The first years were tough, but Progress regained its footing and once again enjoys a position at the forefront of the residential lighting industry. Those who know Decker credit him for helping the company’s new management rejuvenate the business.

“He has a real vision for the market,” says Charlie Harris, Progress Vice President and General Manager, who also worked at Capri and has known Decker for some 15 years. “His biggest strength is anticipating market needs. He’s very much in tune with product and channel dynamics. Jim has that strength, that vision, to see what the market will need in three to five years.”

Alfred Pill, co-owner of 16 Northeast locations of Ralph Pill Electric Supply, which carries Progress merchandise exclusively, has known Decker for many years and makes the same obser-vation. “I think he’s somewhat of a futurist in terms of understanding trends and that sort of thing,” Pill says.

A Shining Example

But the words most often used to describe Decker are ones like “professional,” “helpful” and “nice.”

“I know Jim quite well and have worked quite closely with him in various areas,” ALA’s Larry Lauck says. “He’s easygoing and very likable. What makes Jim stand out is, first of all, his offering to help others and following up on his commitment. He’s very dependable. If Jim volunteers, he will do the task very professionally. He has that sort of personality about him.”

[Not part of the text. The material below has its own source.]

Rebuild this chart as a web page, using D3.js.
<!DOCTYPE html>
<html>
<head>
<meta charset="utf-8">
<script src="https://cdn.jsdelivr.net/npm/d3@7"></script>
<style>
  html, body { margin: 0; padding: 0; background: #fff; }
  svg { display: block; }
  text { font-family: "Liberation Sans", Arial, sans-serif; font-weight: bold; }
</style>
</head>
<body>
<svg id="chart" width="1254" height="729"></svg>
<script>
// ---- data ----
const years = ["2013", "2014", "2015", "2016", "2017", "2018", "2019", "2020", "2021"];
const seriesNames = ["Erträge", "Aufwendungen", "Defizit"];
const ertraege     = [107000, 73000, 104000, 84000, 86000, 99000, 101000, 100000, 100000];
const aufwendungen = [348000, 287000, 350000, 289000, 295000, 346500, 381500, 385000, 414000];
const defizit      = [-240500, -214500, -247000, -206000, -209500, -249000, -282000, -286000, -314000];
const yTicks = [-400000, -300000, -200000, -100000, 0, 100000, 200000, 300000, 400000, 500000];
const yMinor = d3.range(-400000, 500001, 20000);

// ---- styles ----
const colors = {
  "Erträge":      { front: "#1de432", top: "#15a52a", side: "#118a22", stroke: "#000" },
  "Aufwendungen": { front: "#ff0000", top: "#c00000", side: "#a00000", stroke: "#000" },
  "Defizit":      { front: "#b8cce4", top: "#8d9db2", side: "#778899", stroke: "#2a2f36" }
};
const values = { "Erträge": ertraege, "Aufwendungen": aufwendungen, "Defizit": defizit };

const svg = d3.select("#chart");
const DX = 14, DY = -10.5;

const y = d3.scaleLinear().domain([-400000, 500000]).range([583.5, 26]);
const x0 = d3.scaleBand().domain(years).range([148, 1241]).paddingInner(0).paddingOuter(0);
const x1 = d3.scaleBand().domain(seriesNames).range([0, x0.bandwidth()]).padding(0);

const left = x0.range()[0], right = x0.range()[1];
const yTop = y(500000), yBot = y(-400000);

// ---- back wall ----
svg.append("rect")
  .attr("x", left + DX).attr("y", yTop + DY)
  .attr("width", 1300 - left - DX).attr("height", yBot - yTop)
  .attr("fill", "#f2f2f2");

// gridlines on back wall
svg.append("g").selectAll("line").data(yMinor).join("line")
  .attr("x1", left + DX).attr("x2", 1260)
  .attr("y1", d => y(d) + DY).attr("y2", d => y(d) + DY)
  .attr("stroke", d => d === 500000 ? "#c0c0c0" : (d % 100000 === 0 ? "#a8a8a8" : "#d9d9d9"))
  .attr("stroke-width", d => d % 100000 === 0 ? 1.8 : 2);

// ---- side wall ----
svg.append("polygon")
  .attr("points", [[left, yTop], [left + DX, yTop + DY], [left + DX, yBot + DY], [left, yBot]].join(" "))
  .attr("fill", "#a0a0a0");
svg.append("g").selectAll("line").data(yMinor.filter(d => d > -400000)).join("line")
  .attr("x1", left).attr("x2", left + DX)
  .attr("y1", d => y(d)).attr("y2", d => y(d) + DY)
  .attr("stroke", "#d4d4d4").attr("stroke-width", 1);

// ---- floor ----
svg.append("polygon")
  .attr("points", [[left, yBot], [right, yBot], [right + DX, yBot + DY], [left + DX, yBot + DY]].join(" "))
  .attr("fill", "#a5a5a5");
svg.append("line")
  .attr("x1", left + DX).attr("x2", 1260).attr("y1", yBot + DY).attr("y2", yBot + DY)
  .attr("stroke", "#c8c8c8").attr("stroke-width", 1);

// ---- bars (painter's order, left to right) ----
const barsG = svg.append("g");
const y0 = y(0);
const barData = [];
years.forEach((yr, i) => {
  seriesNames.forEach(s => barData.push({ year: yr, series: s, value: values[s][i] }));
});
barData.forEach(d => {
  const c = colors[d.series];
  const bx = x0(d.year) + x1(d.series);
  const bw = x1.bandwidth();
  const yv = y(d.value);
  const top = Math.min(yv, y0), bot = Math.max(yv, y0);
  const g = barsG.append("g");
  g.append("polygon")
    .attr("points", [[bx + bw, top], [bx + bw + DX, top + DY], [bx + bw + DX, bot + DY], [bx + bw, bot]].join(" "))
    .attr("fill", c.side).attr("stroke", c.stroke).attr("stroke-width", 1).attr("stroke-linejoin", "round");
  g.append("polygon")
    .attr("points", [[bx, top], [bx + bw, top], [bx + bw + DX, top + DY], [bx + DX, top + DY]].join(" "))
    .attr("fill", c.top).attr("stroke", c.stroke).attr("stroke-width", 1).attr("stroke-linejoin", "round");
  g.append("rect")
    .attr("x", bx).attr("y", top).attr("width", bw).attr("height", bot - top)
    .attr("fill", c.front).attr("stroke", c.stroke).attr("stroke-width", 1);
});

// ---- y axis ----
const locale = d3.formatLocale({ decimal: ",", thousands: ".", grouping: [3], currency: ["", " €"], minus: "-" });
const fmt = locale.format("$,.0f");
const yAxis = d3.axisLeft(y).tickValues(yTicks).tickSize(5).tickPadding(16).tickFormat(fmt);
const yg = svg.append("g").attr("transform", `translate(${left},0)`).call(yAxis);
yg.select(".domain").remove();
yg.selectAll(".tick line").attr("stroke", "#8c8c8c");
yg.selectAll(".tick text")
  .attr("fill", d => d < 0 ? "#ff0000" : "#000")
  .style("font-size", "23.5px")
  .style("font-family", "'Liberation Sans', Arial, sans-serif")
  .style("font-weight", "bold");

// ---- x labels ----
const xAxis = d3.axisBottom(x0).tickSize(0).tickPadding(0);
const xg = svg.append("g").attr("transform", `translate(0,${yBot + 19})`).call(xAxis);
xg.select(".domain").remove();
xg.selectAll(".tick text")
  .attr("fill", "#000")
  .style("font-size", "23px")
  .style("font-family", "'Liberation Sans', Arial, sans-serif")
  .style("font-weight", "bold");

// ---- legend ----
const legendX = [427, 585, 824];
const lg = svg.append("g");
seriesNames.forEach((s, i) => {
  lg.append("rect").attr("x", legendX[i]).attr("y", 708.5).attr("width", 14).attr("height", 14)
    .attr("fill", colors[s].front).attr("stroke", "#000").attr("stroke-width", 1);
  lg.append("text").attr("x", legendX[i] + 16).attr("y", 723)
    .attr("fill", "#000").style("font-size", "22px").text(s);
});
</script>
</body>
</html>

As is so often the case in the business world, a true measure of character can be found in the way one treats subordinates. And in that regard, Decker also scores high marks.

“He’s supportive, a strong mentor and always there to back you up,” offers Colleen Visage, Senior Product Manager at Progress. “People who work with Jim and have contact with him have a high respect for him and value his contributions.”